[TASK PROMPT]
Exclude the pictures, then copy word for word the lines running from the beginning of the records through the line with "solid_joinstyle='round', label=name)".

* begin EXTRACTED INFORMATION *

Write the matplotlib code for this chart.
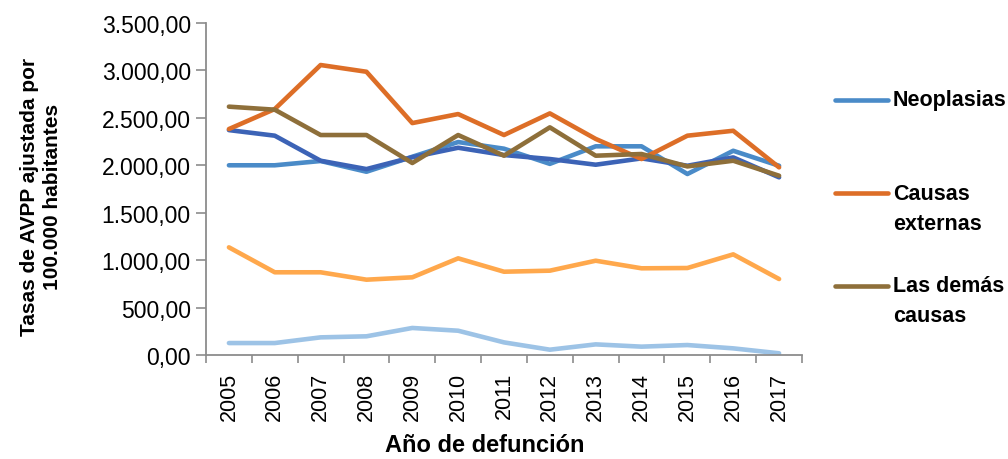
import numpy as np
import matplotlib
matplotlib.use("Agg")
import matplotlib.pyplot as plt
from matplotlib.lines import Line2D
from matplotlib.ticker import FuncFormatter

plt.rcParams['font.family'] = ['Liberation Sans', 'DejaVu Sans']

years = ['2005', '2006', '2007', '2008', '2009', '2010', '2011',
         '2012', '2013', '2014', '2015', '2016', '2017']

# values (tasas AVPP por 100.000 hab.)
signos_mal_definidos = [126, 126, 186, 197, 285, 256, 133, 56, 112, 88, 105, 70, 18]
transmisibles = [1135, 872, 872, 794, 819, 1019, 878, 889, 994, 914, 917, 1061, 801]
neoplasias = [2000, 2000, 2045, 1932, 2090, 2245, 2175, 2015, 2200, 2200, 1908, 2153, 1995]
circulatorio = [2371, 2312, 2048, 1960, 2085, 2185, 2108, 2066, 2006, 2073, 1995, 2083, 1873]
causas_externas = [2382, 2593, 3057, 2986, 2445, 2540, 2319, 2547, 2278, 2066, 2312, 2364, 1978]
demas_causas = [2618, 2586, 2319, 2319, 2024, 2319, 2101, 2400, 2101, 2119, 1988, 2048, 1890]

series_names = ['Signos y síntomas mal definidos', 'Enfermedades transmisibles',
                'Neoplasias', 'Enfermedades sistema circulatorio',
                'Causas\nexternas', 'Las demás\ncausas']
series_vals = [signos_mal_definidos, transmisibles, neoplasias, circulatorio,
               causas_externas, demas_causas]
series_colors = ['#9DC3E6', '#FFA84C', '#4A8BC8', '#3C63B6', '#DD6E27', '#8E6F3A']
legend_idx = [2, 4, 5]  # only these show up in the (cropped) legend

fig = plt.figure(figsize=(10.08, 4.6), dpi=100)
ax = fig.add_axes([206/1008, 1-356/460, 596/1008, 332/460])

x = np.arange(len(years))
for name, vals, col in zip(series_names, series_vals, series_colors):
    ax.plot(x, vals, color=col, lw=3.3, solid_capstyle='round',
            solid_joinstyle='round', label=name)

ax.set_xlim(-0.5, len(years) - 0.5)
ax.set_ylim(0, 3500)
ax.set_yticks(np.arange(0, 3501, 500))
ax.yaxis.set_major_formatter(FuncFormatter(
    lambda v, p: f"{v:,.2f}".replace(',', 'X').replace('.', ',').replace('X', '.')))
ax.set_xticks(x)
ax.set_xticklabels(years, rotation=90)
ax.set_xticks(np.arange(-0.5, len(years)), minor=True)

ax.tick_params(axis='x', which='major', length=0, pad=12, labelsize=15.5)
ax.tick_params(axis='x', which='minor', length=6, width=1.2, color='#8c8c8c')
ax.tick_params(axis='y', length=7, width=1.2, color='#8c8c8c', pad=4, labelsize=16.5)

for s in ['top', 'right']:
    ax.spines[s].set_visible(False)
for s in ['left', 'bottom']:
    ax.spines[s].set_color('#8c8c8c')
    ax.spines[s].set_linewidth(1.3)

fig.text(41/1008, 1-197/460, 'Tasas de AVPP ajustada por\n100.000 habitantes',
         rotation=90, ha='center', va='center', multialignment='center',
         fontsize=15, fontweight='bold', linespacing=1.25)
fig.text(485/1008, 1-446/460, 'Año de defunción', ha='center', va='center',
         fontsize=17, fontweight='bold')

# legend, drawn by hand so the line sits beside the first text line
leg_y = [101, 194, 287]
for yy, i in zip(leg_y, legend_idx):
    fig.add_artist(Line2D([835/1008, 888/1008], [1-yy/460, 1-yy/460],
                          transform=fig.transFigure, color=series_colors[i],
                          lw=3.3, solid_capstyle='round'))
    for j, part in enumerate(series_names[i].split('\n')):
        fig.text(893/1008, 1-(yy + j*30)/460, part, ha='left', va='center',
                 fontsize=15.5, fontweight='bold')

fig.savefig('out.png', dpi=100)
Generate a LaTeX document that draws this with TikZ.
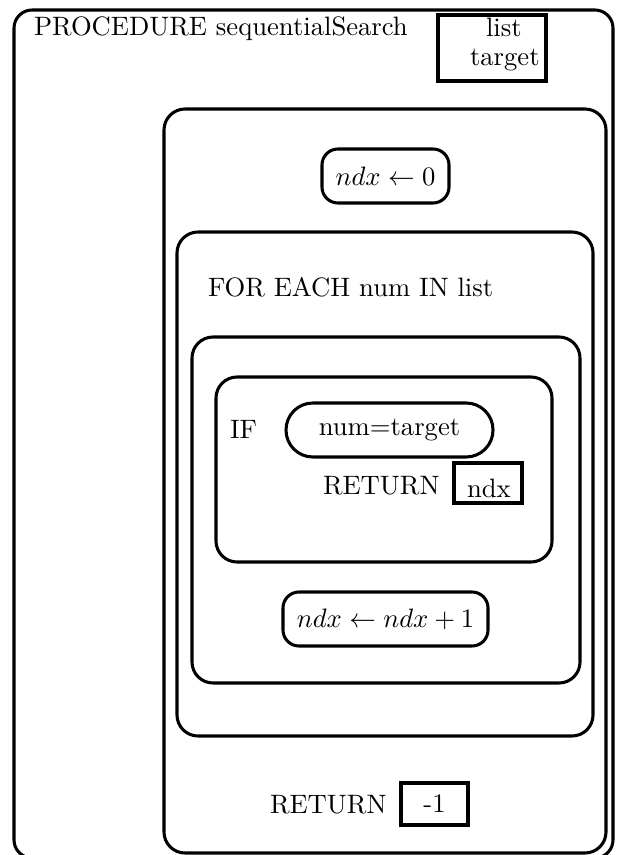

* end EXTRACTED INFORMATION *

[THE SOLUTION]
Write the matplotlib code for this chart.
import numpy as np
import matplotlib
matplotlib.use("Agg")
import matplotlib.pyplot as plt
from matplotlib.lines import Line2D
from matplotlib.ticker import FuncFormatter

plt.rcParams['font.family'] = ['Liberation Sans', 'DejaVu Sans']

years = ['2005', '2006', '2007', '2008', '2009', '2010', '2011',
         '2012', '2013', '2014', '2015', '2016', '2017']

# values (tasas AVPP por 100.000 hab.)
signos_mal_definidos = [126, 126, 186, 197, 285, 256, 133, 56, 112, 88, 105, 70, 18]
transmisibles = [1135, 872, 872, 794, 819, 1019, 878, 889, 994, 914, 917, 1061, 801]
neoplasias = [2000, 2000, 2045, 1932, 2090, 2245, 2175, 2015, 2200, 2200, 1908, 2153, 1995]
circulatorio = [2371, 2312, 2048, 1960, 2085, 2185, 2108, 2066, 2006, 2073, 1995, 2083, 1873]
causas_externas = [2382, 2593, 3057, 2986, 2445, 2540, 2319, 2547, 2278, 2066, 2312, 2364, 1978]
demas_causas = [2618, 2586, 2319, 2319, 2024, 2319, 2101, 2400, 2101, 2119, 1988, 2048, 1890]

series_names = ['Signos y síntomas mal definidos', 'Enfermedades transmisibles',
                'Neoplasias', 'Enfermedades sistema circulatorio',
                'Causas\nexternas', 'Las demás\ncausas']
series_vals = [signos_mal_definidos, transmisibles, neoplasias, circulatorio,
               causas_externas, demas_causas]
series_colors = ['#9DC3E6', '#FFA84C', '#4A8BC8', '#3C63B6', '#DD6E27', '#8E6F3A']
legend_idx = [2, 4, 5]  # only these show up in the (cropped) legend

fig = plt.figure(figsize=(10.08, 4.6), dpi=100)
ax = fig.add_axes([206/1008, 1-356/460, 596/1008, 332/460])

x = np.arange(len(years))
for name, vals, col in zip(series_names, series_vals, series_colors):
    ax.plot(x, vals, color=col, lw=3.3, solid_capstyle='round',
            solid_joinstyle='round', label=name)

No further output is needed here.